でもね、感情があれば、怨みも妬みもある訳だし、勝者が居れば敗者も居るんです。アンブレイカブルですよね。悪人がいるからヒーローも居るけど、ヒーローが居るから悪人も居るんです。人間が感情を持って生きていれば、そこに、必ず争いが出てくるのは必然であり、それを止める術はありません。
凄く難しい問題ですよね。だって、何処まで考えても、答えは出ないんですもん。それを児童文学で描いているなんて、素晴らしいです。

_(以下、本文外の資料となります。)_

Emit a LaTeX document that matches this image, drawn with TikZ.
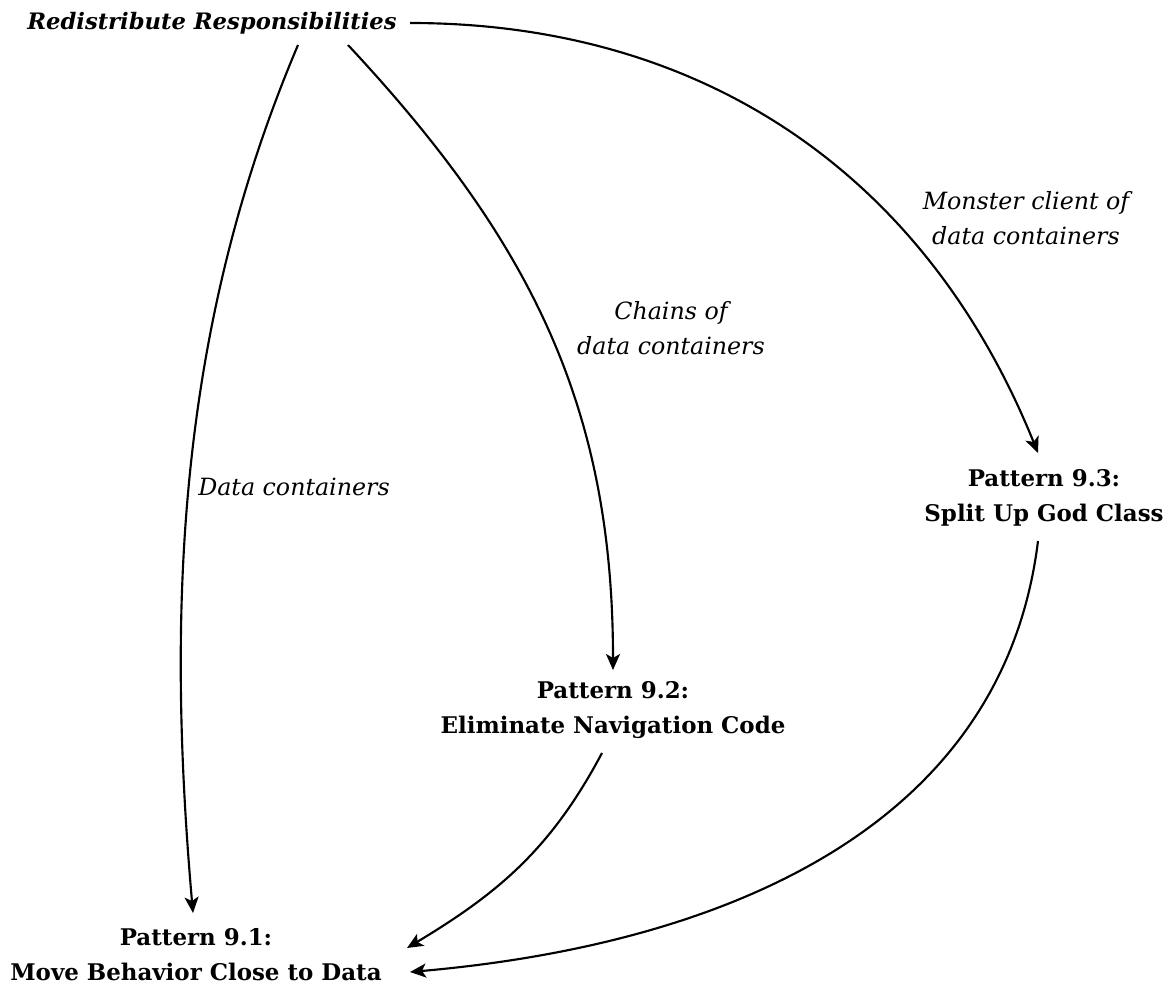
\documentclass[tikz,border=0pt]{standalone}
\usepackage{fontspec}
\setmainfont{DejaVu Serif}
\usetikzlibrary{arrows.meta,calc}
\begin{document}
\begin{tikzpicture}[x=0.75pt,y=-0.75pt,
  txt/.style={align=center, inner sep=0pt},
  title/.style={txt, font=\fontsize{17}{26.25}\selectfont\bfseries\itshape},
  lbl/.style={txt, font=\fontsize{17.8}{26.25}\selectfont\itshape},
  pat/.style={txt, font=\fontsize{17.2}{26.25}\selectfont\bfseries},
  conn/.style={line width=1.6pt, -{Stealth[length=12pt,width=10.5pt,inset=3pt]}}]
\useasboundingbox (0,0) rectangle (1168,987);

% topic and pattern nodes
\node[title] (rr) at (212,23) {Redistribute Responsibilities};
\node[pat] (p3) at (1044,498) {Pattern 9.3:\\Split Up God Class};
\node[pat] (p2) at (613,710) {Pattern 9.2:\\Eliminate Navigation Code};
\node[pat] (p1) at (196,955) {Pattern 9.1:\\Move Behavior Close to Data};

% edge labels
\node[lbl] (l3) at (1026,218) {Monster client of\\data containers};
\node[lbl] (l2) at (671,328) {Chains of\\data containers};
\node[lbl] (l1) at (294,487) {Data containers};

% connector ends, placed just off each text block
\coordinate (rrE) at ($(rr.center)+(198,0)$);
\coordinate (rrA) at ($(rr.center)+(86,22)$);
\coordinate (rrB) at ($(rr.center)+(136,22)$);
\coordinate (p3N) at ($(p3.center)+(-6,-45)$);
\coordinate (p3S) at ($(p3.center)+(-6,43)$);
\coordinate (p2N) at ($(p2.center)+(0,-40)$);
\coordinate (p2S) at ($(p2.center)+(-11,43)$);
\coordinate (p1N) at ($(p1.center)+(-3,-42)$);
\coordinate (p1E1) at ($(p1.center)+(211,-7)$);
\coordinate (p1E2) at ($(p1.center)+(214,17)$);

% connectors
\draw[conn] (rrE) to[out=0,in=112] (p3N);
\draw[conn] (rrB) to[out=-47,in=90] (p2N);
\draw[conn] (rrA) to[out=-113,in=95,looseness=0.9] (p1N);
\draw[conn] (p2S) to[out=-118,in=31] (p1E1);
\draw[conn] (p3S) to[out=-97,in=5] (p1E2);
\end{tikzpicture}
\end{document}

子供の頃から、こういう問題を考えていれば、いつの日か、やんわりと解決出来る術が見つかるかも知れません。争うなとは言いません。争って、勝ち負けがあって良いんです、人が傷つかなければ。争いが、人間を高みに上げて行くのですから。
それにしても、児童向けということで、SF的な設定が曖昧でしたね。その地域をバリアーらしきもので囲って、管理社会を築いているというのですが、その原理も良く分からないし、それを破ると、人々の感情が湧いてくるみたいなのも良く分からなかったです。記憶を継ぐというのも、超能力で映像を見せているだけみたいで、それなら、データ映像を見せればいいだけじゃんって思ったのは私だけなのだろうか。やはり、SF映画と思って観ると、話が粗いなと思います。

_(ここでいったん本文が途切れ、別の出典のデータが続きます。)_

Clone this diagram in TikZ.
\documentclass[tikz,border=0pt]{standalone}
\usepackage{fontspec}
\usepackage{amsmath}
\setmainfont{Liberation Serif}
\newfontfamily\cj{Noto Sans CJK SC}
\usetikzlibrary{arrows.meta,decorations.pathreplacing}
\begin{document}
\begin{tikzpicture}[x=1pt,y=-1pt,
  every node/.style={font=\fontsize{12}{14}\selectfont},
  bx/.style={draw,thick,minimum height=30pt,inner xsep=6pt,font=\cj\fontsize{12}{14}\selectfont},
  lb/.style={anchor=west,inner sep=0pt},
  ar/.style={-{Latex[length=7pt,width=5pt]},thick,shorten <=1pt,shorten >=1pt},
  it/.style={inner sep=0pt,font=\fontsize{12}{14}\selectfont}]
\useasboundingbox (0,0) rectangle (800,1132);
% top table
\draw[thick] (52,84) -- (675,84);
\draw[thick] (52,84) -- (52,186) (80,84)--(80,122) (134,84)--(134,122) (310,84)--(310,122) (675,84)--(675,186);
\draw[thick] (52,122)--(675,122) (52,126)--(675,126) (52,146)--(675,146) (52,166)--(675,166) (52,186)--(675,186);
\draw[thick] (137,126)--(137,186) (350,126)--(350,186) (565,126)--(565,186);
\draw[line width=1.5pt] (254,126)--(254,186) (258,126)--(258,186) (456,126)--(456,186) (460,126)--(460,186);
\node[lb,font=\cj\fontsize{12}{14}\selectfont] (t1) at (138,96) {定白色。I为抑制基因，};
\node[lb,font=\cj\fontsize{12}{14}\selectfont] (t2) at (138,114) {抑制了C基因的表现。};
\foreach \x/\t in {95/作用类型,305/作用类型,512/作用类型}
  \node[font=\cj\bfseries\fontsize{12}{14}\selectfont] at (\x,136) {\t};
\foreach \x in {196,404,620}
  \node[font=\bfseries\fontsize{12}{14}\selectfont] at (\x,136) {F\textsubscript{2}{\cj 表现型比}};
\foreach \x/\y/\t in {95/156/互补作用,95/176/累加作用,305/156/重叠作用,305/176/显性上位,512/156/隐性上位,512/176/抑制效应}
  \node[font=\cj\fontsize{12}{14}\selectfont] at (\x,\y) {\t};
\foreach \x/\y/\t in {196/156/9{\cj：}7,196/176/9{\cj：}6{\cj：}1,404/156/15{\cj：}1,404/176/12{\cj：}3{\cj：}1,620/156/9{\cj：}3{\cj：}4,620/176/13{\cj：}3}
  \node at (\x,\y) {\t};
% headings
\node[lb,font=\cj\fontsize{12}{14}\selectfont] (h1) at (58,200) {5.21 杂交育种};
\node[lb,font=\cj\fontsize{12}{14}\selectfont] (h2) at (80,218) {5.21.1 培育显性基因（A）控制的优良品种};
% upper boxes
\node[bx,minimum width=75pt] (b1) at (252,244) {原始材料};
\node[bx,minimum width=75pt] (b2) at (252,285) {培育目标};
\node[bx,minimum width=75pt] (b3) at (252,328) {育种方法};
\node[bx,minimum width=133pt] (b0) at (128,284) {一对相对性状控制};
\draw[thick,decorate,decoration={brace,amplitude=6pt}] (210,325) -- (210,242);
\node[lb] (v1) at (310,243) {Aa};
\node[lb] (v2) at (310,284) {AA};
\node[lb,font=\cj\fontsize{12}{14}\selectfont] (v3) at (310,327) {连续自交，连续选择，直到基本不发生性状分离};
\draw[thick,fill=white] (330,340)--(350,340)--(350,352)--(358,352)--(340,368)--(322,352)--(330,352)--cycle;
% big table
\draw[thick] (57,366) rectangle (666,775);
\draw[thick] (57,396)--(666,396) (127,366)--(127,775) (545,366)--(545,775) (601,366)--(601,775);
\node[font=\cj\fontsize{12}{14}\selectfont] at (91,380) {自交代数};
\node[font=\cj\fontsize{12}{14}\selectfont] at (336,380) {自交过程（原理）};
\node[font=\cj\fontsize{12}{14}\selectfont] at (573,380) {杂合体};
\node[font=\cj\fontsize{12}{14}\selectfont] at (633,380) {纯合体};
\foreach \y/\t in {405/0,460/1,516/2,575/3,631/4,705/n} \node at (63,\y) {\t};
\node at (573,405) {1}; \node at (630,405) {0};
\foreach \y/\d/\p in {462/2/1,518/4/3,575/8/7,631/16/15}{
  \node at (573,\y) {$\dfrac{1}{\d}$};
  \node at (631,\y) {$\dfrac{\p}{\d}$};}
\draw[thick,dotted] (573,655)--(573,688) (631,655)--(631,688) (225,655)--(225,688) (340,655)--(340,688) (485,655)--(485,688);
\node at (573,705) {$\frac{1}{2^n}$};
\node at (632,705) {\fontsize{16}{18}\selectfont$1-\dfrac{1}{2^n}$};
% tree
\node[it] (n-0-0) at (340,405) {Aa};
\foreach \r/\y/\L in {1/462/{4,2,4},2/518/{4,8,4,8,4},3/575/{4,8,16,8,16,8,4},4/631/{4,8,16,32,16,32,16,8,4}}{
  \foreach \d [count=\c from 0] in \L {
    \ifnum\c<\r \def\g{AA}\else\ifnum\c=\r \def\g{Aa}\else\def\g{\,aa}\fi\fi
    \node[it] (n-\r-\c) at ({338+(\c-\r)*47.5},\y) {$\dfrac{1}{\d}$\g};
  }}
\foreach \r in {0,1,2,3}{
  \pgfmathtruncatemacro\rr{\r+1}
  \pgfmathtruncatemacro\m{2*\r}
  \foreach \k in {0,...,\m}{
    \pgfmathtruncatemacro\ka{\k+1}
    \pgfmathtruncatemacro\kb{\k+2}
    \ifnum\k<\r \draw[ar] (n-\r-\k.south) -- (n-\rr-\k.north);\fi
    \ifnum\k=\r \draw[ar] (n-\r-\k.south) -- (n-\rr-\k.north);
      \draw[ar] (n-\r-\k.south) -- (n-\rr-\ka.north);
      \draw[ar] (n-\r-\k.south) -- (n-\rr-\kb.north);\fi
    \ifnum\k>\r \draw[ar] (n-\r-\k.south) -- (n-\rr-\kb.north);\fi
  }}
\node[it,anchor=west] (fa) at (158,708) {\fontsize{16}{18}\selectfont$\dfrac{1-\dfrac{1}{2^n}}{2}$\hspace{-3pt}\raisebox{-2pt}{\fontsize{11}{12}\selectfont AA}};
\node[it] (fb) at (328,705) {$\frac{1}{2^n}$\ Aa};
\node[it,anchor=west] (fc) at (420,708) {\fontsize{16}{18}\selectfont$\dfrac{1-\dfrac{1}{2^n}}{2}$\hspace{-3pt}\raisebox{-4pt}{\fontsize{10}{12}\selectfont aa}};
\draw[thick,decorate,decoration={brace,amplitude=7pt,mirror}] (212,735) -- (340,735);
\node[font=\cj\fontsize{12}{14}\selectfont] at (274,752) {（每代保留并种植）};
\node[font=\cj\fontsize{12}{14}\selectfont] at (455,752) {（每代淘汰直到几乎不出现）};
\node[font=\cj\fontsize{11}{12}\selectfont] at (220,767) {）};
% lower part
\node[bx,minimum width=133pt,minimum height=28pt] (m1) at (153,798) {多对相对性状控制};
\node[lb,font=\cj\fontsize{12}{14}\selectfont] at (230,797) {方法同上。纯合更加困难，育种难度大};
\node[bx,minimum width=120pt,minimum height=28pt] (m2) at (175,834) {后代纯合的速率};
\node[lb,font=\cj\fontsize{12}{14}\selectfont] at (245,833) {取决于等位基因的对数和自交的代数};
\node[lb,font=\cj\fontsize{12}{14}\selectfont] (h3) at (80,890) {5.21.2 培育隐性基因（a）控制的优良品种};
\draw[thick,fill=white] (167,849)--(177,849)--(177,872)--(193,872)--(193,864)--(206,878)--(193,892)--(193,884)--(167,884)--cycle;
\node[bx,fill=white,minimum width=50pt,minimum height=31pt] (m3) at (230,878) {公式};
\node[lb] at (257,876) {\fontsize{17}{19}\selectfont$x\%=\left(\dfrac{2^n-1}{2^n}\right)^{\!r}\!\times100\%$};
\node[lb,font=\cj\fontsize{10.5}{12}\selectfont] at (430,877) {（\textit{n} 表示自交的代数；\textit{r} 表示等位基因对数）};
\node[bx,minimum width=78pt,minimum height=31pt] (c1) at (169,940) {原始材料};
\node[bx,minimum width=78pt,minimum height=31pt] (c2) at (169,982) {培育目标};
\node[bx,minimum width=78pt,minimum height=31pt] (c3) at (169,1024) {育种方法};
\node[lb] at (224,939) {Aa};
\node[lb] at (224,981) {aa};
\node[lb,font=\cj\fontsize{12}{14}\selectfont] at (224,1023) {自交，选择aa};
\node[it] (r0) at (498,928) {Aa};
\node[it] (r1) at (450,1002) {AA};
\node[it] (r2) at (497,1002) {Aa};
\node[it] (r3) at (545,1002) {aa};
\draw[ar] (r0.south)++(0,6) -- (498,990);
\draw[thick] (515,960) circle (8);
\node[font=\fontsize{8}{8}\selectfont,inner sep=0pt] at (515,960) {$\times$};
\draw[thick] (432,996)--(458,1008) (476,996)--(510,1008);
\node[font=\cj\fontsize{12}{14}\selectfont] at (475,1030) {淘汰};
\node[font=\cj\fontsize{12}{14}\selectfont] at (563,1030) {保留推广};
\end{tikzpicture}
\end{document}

またも、パクリじゃないの?と思ったのは、日本の漫画「樹魔・伝説」の「伝説」の方で、同じような設定があるんです。管理社会のコミュニティーがあり、そこで、主人公が、赤ちゃんの中に、他と違う反応をする子供が居る事に気が付きます。それは、人間の精神の限界のストレスがバリアとなって地球全体を包み、人間が宇宙に出れないように自分たちで封印していて、そのストレスを打ち破る新人類として産まれてきている赤ちゃんたちが居ると言う事なんです。

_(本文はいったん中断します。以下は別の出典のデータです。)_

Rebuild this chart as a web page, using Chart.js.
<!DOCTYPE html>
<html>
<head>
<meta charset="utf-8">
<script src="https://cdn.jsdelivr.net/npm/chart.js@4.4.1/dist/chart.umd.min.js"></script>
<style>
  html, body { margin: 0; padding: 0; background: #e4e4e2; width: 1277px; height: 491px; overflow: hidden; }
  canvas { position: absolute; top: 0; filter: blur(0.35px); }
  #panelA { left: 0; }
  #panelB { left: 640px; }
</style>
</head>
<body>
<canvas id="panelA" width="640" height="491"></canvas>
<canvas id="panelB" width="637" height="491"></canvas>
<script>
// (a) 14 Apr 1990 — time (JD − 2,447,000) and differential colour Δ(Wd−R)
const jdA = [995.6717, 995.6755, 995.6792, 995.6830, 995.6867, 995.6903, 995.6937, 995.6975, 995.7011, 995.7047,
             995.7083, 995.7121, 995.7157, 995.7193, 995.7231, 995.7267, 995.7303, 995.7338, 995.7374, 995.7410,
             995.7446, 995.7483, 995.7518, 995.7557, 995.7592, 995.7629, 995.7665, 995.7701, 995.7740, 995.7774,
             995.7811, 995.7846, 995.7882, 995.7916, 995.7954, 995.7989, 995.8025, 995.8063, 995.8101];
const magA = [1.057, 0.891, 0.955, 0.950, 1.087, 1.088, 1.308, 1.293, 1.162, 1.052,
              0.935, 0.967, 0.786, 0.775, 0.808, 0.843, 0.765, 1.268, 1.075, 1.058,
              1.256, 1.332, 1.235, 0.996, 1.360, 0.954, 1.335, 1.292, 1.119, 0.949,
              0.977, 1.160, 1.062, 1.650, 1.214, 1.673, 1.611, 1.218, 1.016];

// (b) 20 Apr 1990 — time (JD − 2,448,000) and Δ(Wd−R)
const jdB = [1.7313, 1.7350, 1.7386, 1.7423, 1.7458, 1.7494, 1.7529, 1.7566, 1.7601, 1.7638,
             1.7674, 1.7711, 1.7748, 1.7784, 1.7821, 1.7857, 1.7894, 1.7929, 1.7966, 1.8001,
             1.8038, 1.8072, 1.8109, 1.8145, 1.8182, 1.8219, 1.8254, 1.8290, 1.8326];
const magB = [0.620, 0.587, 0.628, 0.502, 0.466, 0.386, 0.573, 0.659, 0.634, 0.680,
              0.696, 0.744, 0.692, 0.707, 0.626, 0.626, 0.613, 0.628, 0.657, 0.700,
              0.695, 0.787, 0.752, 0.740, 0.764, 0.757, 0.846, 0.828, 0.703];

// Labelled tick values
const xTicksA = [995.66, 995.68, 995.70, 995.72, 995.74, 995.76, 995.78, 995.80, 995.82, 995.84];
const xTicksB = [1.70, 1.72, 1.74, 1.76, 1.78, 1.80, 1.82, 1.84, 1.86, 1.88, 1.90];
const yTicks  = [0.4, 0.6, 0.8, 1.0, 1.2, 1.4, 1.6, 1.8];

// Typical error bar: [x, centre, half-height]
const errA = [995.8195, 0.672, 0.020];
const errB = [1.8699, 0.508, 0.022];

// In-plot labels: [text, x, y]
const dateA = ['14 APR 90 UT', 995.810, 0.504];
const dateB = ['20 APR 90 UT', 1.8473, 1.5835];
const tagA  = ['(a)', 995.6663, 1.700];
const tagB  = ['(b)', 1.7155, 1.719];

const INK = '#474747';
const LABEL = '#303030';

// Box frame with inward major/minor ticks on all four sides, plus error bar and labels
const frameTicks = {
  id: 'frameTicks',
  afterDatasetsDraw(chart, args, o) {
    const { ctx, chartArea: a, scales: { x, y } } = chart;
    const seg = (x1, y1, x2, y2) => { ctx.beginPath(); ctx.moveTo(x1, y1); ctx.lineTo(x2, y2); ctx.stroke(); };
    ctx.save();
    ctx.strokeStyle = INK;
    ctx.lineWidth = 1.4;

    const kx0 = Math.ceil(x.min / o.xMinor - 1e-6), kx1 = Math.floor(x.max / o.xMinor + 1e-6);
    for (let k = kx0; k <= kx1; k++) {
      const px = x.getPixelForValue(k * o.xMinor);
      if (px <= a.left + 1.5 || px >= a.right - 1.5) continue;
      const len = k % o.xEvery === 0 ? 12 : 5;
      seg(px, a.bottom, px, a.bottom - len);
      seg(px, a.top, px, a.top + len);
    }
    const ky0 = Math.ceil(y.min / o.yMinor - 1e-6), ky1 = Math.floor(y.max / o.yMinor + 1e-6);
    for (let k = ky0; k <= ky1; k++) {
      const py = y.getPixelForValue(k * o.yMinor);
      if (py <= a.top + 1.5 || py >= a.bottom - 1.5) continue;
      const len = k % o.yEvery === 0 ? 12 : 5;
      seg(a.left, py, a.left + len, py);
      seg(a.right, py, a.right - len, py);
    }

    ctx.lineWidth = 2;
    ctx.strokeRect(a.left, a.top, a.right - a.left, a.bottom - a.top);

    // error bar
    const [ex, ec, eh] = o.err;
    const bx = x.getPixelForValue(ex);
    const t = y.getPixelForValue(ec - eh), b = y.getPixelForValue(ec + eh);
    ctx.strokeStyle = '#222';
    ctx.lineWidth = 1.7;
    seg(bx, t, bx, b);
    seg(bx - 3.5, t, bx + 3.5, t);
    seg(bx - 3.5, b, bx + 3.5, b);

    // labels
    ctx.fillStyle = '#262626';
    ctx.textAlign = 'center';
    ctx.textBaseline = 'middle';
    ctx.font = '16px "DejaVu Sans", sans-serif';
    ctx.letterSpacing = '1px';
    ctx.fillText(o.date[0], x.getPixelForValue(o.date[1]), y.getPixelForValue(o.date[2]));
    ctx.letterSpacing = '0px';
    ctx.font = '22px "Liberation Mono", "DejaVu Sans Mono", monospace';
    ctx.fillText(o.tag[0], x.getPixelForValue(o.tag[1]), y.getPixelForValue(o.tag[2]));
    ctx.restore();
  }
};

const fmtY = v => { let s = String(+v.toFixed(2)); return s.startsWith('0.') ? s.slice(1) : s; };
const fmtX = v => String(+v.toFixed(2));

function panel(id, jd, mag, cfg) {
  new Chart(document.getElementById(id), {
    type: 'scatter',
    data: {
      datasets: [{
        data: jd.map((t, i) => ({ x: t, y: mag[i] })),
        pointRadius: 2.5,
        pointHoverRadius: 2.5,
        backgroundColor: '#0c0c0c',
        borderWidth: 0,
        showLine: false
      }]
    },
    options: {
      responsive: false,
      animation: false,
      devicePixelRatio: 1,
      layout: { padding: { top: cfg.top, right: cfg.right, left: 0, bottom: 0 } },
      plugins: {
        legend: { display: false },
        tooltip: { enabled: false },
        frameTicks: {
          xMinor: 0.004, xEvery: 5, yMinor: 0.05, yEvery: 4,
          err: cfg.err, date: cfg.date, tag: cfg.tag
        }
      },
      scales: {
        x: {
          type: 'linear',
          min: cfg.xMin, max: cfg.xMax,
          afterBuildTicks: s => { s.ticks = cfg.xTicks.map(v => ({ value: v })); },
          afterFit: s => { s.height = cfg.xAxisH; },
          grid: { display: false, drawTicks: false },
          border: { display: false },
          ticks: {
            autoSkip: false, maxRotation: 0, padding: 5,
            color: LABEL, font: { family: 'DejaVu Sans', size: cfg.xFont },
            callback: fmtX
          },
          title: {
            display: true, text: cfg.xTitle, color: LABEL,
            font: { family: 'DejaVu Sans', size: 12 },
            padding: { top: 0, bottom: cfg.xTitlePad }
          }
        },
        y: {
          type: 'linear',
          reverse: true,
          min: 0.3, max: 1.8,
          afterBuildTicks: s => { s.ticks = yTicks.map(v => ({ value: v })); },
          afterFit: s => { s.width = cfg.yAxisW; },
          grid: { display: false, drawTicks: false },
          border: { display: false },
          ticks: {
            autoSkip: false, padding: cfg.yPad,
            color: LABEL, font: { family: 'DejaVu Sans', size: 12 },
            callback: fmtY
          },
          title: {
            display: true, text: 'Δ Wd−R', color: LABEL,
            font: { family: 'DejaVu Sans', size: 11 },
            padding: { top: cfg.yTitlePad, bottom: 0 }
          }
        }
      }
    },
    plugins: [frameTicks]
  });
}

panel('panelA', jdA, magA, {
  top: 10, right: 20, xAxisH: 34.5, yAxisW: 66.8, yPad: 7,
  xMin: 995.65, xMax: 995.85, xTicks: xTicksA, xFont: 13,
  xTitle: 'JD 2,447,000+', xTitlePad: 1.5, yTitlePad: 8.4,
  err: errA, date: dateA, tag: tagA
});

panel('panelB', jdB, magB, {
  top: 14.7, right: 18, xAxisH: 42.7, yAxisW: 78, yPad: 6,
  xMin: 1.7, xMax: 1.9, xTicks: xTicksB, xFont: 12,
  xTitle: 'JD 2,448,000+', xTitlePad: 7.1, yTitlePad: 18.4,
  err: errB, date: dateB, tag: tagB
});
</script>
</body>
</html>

このギヴァーも、ゲイブという赤ちゃんがキーとなっているし、バリアーという設定も、主人公が外に出て行くという設定も一緒かなと思って、ちょっと驚きました。日本の漫画は、1980年に描かれているので、この原作の10年以上も前です。まぁ、オリンピックのシンボルデザイナーと同じで、見た事も無く、SFと言えば、同じような設定が沢山出てくるんだと言われてしまえば、そうなんですが、日本の漫画家は、随分前に、もっと細かい設定で漫画を描いているんだよと、ちょっと誇らしく思っただけなんです。
私は、この映画、お薦めしたいと思います。争いと人間らしさを天秤にかけて、子供に分かり易く、人間とはという事を解いていて、面白いと思いました。大人にも、とても分かり易いと思います。ぜひ、観に行ってみて下さい。